§ Challenge: Find the line with "Write the Chart.js code for this chart." and the line with "const pointP = [1.5, 1.5, 1.3, 1.1, 1.1, 1.1, 1.1];", then repeat both of them and every line in between exactly. Omit the pictures.

>> BEGIN

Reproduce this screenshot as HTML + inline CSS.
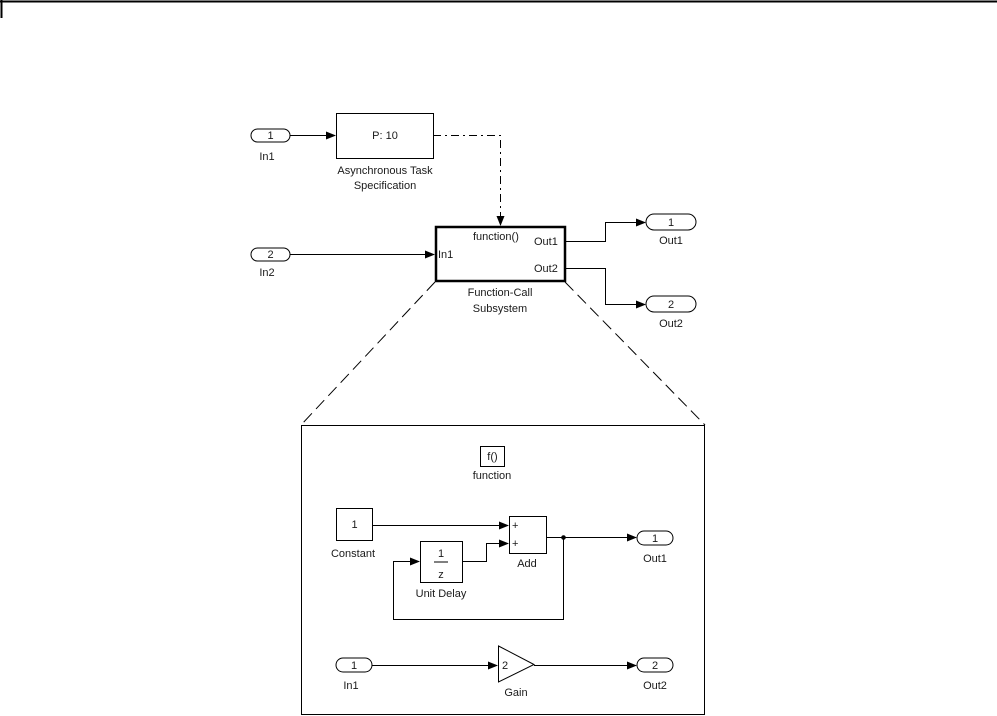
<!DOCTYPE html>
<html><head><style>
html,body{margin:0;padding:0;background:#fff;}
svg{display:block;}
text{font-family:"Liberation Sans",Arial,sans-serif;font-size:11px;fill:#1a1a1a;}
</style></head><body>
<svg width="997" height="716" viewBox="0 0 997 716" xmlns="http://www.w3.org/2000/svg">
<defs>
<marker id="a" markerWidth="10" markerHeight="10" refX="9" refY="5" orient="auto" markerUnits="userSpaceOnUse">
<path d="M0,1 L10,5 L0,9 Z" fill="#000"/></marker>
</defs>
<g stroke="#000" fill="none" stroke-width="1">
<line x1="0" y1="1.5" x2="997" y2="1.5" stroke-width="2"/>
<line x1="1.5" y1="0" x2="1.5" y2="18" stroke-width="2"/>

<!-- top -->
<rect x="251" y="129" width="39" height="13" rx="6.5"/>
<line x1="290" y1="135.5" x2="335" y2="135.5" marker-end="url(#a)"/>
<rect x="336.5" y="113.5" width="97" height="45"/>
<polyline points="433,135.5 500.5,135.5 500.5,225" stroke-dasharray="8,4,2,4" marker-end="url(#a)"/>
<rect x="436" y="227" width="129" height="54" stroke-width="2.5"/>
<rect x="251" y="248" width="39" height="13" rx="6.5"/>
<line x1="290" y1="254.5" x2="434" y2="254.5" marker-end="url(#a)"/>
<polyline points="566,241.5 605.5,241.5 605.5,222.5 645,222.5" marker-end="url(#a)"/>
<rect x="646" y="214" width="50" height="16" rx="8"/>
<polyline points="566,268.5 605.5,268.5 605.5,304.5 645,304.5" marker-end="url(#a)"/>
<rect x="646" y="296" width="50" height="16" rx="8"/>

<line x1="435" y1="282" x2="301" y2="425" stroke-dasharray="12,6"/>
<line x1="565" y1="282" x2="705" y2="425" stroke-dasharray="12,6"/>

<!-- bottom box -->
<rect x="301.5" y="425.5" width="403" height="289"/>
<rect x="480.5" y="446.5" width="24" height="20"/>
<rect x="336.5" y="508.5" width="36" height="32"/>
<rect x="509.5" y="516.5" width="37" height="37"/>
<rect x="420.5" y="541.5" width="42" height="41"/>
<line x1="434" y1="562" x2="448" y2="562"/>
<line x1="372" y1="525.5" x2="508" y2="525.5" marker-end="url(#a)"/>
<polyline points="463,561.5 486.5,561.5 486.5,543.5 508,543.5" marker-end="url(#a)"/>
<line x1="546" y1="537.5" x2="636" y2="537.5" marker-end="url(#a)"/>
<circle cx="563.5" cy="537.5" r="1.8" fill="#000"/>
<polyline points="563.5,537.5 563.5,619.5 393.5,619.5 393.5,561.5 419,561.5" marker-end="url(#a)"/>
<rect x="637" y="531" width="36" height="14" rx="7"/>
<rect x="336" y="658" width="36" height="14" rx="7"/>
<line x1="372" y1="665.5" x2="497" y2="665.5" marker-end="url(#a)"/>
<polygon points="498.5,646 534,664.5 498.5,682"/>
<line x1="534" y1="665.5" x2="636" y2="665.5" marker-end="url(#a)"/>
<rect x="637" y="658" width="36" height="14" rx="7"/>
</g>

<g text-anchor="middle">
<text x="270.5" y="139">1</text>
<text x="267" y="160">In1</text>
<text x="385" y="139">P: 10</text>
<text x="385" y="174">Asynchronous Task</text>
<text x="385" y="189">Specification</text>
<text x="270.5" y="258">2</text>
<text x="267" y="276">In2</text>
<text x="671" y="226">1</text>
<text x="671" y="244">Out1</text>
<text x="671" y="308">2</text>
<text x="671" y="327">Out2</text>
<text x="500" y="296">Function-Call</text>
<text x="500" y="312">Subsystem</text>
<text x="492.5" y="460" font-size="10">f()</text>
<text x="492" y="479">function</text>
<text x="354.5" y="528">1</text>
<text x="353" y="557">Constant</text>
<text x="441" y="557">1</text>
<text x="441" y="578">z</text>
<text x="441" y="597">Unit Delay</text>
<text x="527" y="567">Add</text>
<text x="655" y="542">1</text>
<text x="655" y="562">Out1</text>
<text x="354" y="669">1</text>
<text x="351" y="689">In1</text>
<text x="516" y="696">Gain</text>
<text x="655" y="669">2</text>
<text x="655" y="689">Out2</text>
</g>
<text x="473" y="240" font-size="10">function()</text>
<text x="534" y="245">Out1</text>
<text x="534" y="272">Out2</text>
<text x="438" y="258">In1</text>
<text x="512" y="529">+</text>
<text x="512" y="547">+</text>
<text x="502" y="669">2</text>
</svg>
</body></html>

>> END
>> BEGIN

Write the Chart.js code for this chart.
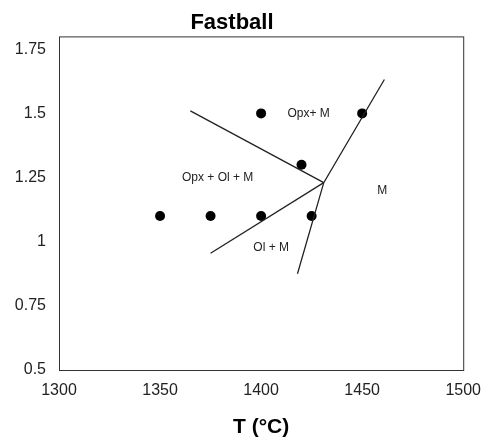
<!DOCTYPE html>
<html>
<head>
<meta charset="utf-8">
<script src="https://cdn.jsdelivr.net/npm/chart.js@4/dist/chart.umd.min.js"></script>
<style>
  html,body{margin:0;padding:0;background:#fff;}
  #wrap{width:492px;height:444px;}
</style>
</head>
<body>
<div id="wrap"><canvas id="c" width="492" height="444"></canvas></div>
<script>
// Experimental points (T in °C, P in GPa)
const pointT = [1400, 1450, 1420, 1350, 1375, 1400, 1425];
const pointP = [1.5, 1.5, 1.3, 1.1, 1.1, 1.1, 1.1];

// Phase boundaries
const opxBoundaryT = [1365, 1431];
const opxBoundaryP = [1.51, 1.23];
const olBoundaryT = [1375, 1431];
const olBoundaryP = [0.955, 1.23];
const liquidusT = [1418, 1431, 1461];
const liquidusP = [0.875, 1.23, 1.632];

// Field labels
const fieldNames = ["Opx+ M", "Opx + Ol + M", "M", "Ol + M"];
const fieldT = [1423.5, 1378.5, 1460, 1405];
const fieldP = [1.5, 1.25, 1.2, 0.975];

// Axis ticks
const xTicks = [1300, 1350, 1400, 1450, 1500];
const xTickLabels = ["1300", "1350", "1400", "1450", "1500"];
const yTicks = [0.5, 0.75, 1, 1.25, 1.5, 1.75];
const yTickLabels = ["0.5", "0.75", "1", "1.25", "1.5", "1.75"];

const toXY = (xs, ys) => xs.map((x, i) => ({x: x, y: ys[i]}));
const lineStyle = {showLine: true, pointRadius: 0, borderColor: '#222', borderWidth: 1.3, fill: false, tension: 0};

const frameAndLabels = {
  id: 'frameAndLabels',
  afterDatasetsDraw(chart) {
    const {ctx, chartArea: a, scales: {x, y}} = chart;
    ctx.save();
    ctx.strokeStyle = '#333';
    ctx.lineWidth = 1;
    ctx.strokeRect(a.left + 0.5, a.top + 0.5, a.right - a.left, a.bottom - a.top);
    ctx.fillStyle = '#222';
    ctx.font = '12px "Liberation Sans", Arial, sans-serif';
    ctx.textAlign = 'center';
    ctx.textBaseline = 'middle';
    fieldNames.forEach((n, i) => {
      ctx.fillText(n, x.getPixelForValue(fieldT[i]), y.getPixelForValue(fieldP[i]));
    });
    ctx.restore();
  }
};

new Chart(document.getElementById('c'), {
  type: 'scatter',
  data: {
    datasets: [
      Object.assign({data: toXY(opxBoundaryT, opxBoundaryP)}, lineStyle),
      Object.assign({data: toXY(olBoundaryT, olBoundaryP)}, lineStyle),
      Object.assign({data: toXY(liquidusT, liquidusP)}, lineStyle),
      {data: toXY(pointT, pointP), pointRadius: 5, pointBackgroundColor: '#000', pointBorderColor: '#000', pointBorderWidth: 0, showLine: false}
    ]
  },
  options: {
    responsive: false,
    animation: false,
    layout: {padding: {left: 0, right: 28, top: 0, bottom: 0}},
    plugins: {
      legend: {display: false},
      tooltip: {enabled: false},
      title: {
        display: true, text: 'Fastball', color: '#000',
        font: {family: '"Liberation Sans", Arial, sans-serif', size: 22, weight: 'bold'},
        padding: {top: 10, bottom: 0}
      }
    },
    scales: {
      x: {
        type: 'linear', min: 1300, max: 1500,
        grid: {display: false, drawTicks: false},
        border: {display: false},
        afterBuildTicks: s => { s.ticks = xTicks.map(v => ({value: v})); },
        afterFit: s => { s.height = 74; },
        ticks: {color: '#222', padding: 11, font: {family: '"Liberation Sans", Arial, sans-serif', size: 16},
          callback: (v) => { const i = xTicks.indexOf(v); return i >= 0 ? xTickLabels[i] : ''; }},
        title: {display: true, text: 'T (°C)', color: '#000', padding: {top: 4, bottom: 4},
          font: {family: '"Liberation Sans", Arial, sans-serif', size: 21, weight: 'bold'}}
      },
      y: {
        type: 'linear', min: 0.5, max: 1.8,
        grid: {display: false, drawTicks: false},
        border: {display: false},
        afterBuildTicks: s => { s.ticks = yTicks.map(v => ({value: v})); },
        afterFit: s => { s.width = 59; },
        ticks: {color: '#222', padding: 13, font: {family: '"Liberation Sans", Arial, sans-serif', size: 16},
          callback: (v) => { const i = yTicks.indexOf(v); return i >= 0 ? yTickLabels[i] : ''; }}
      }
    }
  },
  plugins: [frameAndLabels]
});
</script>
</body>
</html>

>> END

§ Output:
Write the Chart.js code for this chart.
<!DOCTYPE html>
<html>
<head>
<meta charset="utf-8">
<script src="https://cdn.jsdelivr.net/npm/chart.js@4/dist/chart.umd.min.js"></script>
<style>
  html,body{margin:0;padding:0;background:#fff;}
  #wrap{width:492px;height:444px;}
</style>
</head>
<body>
<div id="wrap"><canvas id="c" width="492" height="444"></canvas></div>
<script>
// Experimental points (T in °C, P in GPa)
const pointT = [1400, 1450, 1420, 1350, 1375, 1400, 1425];
const pointP = [1.5, 1.5, 1.3, 1.1, 1.1, 1.1, 1.1];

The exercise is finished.